┌──
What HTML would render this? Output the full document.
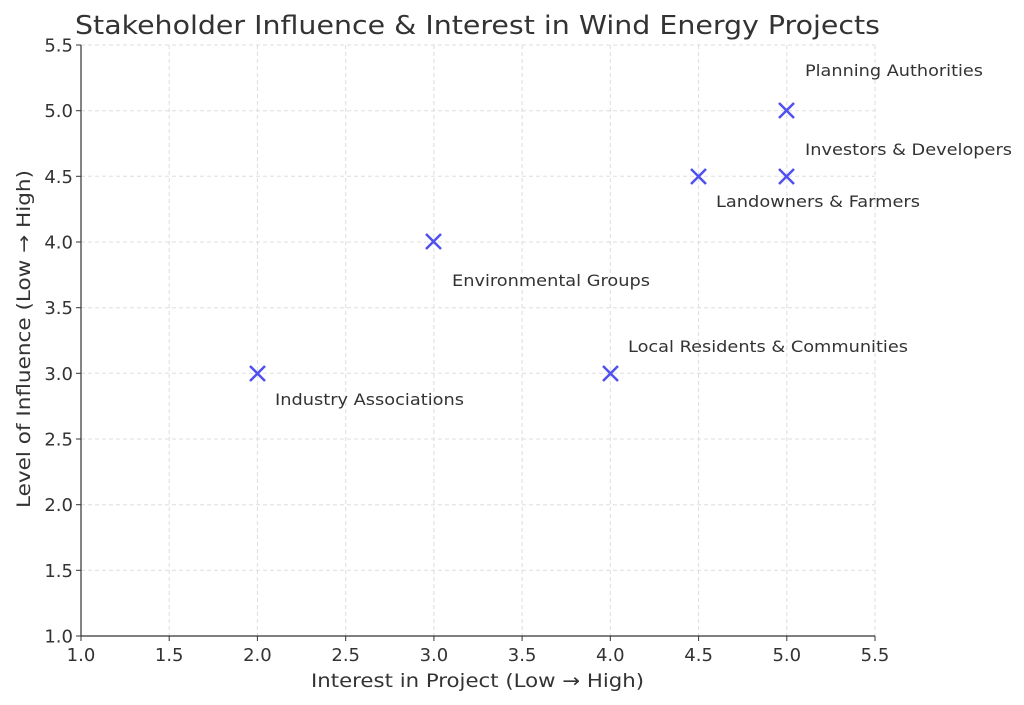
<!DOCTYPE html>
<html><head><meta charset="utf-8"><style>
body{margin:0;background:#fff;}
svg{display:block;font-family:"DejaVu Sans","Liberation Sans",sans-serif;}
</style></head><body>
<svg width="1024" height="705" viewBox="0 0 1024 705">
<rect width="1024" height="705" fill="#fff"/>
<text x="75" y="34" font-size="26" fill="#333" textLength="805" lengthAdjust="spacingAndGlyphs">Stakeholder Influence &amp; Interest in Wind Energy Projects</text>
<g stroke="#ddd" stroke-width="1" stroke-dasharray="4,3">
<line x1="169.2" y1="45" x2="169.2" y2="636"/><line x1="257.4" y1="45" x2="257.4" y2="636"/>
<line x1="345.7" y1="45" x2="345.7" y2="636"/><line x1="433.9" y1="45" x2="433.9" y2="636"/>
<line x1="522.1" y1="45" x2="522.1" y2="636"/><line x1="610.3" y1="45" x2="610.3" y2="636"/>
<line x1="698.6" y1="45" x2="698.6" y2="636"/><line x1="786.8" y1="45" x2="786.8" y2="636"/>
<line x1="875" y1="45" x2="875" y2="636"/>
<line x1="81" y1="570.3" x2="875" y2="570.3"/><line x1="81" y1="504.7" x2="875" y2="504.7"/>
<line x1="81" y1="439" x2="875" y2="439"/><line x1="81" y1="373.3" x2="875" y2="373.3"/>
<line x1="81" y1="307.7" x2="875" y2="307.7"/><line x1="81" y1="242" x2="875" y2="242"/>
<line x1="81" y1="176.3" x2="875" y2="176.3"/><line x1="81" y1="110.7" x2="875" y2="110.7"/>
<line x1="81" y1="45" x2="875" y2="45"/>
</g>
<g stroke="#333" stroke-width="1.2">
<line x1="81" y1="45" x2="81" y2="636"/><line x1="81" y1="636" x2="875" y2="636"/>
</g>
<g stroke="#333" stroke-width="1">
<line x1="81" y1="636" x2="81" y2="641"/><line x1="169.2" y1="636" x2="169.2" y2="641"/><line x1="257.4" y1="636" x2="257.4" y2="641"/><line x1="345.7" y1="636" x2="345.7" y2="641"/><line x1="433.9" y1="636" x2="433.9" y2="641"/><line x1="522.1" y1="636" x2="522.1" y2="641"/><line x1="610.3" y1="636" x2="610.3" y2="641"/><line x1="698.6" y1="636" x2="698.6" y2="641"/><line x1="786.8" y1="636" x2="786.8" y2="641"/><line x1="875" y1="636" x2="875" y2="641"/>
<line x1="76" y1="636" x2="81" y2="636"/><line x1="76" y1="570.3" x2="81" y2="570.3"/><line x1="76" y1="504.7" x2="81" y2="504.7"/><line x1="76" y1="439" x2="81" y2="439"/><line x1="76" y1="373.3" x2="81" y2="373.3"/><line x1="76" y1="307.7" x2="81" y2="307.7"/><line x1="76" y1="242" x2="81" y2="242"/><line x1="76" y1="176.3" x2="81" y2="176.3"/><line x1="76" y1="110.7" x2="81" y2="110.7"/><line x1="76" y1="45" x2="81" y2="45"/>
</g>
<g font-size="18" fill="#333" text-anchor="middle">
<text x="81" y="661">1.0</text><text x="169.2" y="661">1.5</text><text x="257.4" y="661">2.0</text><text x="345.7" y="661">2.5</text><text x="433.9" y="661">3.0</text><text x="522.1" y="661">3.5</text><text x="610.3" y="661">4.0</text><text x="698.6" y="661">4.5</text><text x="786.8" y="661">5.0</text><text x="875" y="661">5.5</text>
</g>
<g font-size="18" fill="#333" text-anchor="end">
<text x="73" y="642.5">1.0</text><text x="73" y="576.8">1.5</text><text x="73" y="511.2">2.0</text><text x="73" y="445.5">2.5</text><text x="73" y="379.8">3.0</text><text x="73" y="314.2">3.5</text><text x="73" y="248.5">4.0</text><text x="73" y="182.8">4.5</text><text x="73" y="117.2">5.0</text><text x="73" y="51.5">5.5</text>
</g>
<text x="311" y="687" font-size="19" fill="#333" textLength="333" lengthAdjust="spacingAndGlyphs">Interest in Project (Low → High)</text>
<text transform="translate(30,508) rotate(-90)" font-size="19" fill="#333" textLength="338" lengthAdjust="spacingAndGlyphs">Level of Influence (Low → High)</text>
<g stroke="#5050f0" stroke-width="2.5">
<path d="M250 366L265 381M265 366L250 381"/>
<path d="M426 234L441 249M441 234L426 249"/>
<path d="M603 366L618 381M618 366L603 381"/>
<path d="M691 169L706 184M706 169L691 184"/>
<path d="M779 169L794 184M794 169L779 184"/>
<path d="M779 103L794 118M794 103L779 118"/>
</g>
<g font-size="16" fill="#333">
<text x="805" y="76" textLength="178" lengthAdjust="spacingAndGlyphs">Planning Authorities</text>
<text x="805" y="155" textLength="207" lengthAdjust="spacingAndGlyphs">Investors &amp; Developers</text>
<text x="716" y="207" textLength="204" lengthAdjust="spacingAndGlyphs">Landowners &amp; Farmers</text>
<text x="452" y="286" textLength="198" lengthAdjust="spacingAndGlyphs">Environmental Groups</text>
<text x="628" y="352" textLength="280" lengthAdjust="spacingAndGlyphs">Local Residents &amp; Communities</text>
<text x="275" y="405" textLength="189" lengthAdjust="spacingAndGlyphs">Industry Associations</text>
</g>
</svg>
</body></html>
└──
-- Exercise prompt --
Write out the material above once more, exactly as it reads, with no pictures.

-- Answer to the exercise --
What HTML would render this? Output the full document.
<!DOCTYPE html>
<html><head><meta charset="utf-8"><style>
body{margin:0;background:#fff;}
svg{display:block;font-family:"DejaVu Sans","Liberation Sans",sans-serif;}
</style></head><body>
<svg width="1024" height="705" viewBox="0 0 1024 705">
<rect width="1024" height="705" fill="#fff"/>
<text x="75" y="34" font-size="26" fill="#333" textLength="805" lengthAdjust="spacingAndGlyphs">Stakeholder Influence &amp; Interest in Wind Energy Projects</text>
<g stroke="#ddd" stroke-width="1" stroke-dasharray="4,3">
<line x1="169.2" y1="45" x2="169.2" y2="636"/><line x1="257.4" y1="45" x2="257.4" y2="636"/>
<line x1="345.7" y1="45" x2="345.7" y2="636"/><line x1="433.9" y1="45" x2="433.9" y2="636"/>
<line x1="522.1" y1="45" x2="522.1" y2="636"/><line x1="610.3" y1="45" x2="610.3" y2="636"/>
<line x1="698.6" y1="45" x2="698.6" y2="636"/><line x1="786.8" y1="45" x2="786.8" y2="636"/>
<line x1="875" y1="45" x2="875" y2="636"/>
<line x1="81" y1="570.3" x2="875" y2="570.3"/><line x1="81" y1="504.7" x2="875" y2="504.7"/>
<line x1="81" y1="439" x2="875" y2="439"/><line x1="81" y1="373.3" x2="875" y2="373.3"/>
<line x1="81" y1="307.7" x2="875" y2="307.7"/><line x1="81" y1="242" x2="875" y2="242"/>
<line x1="81" y1="176.3" x2="875" y2="176.3"/><line x1="81" y1="110.7" x2="875" y2="110.7"/>
<line x1="81" y1="45" x2="875" y2="45"/>
</g>
<g stroke="#333" stroke-width="1.2">
<line x1="81" y1="45" x2="81" y2="636"/><line x1="81" y1="636" x2="875" y2="636"/>
</g>
<g stroke="#333" stroke-width="1">
<line x1="81" y1="636" x2="81" y2="641"/><line x1="169.2" y1="636" x2="169.2" y2="641"/><line x1="257.4" y1="636" x2="257.4" y2="641"/><line x1="345.7" y1="636" x2="345.7" y2="641"/><line x1="433.9" y1="636" x2="433.9" y2="641"/><line x1="522.1" y1="636" x2="522.1" y2="641"/><line x1="610.3" y1="636" x2="610.3" y2="641"/><line x1="698.6" y1="636" x2="698.6" y2="641"/><line x1="786.8" y1="636" x2="786.8" y2="641"/><line x1="875" y1="636" x2="875" y2="641"/>
<line x1="76" y1="636" x2="81" y2="636"/><line x1="76" y1="570.3" x2="81" y2="570.3"/><line x1="76" y1="504.7" x2="81" y2="504.7"/><line x1="76" y1="439" x2="81" y2="439"/><line x1="76" y1="373.3" x2="81" y2="373.3"/><line x1="76" y1="307.7" x2="81" y2="307.7"/><line x1="76" y1="242" x2="81" y2="242"/><line x1="76" y1="176.3" x2="81" y2="176.3"/><line x1="76" y1="110.7" x2="81" y2="110.7"/><line x1="76" y1="45" x2="81" y2="45"/>
</g>
<g font-size="18" fill="#333" text-anchor="middle">
<text x="81" y="661">1.0</text><text x="169.2" y="661">1.5</text><text x="257.4" y="661">2.0</text><text x="345.7" y="661">2.5</text><text x="433.9" y="661">3.0</text><text x="522.1" y="661">3.5</text><text x="610.3" y="661">4.0</text><text x="698.6" y="661">4.5</text><text x="786.8" y="661">5.0</text><text x="875" y="661">5.5</text>
</g>
<g font-size="18" fill="#333" text-anchor="end">
<text x="73" y="642.5">1.0</text><text x="73" y="576.8">1.5</text><text x="73" y="511.2">2.0</text><text x="73" y="445.5">2.5</text><text x="73" y="379.8">3.0</text><text x="73" y="314.2">3.5</text><text x="73" y="248.5">4.0</text><text x="73" y="182.8">4.5</text><text x="73" y="117.2">5.0</text><text x="73" y="51.5">5.5</text>
</g>
<text x="311" y="687" font-size="19" fill="#333" textLength="333" lengthAdjust="spacingAndGlyphs">Interest in Project (Low → High)</text>
<text transform="translate(30,508) rotate(-90)" font-size="19" fill="#333" textLength="338" lengthAdjust="spacingAndGlyphs">Level of Influence (Low → High)</text>
<g stroke="#5050f0" stroke-width="2.5">
<path d="M250 366L265 381M265 366L250 381"/>
<path d="M426 234L441 249M441 234L426 249"/>
<path d="M603 366L618 381M618 366L603 381"/>
<path d="M691 169L706 184M706 169L691 184"/>
<path d="M779 169L794 184M794 169L779 184"/>
<path d="M779 103L794 118M794 103L779 118"/>
</g>
<g font-size="16" fill="#333">
<text x="805" y="76" textLength="178" lengthAdjust="spacingAndGlyphs">Planning Authorities</text>
<text x="805" y="155" textLength="207" lengthAdjust="spacingAndGlyphs">Investors &amp; Developers</text>
<text x="716" y="207" textLength="204" lengthAdjust="spacingAndGlyphs">Landowners &amp; Farmers</text>
<text x="452" y="286" textLength="198" lengthAdjust="spacingAndGlyphs">Environmental Groups</text>
<text x="628" y="352" textLength="280" lengthAdjust="spacingAndGlyphs">Local Residents &amp; Communities</text>
<text x="275" y="405" textLength="189" lengthAdjust="spacingAndGlyphs">Industry Associations</text>
</g>
</svg>
</body></html>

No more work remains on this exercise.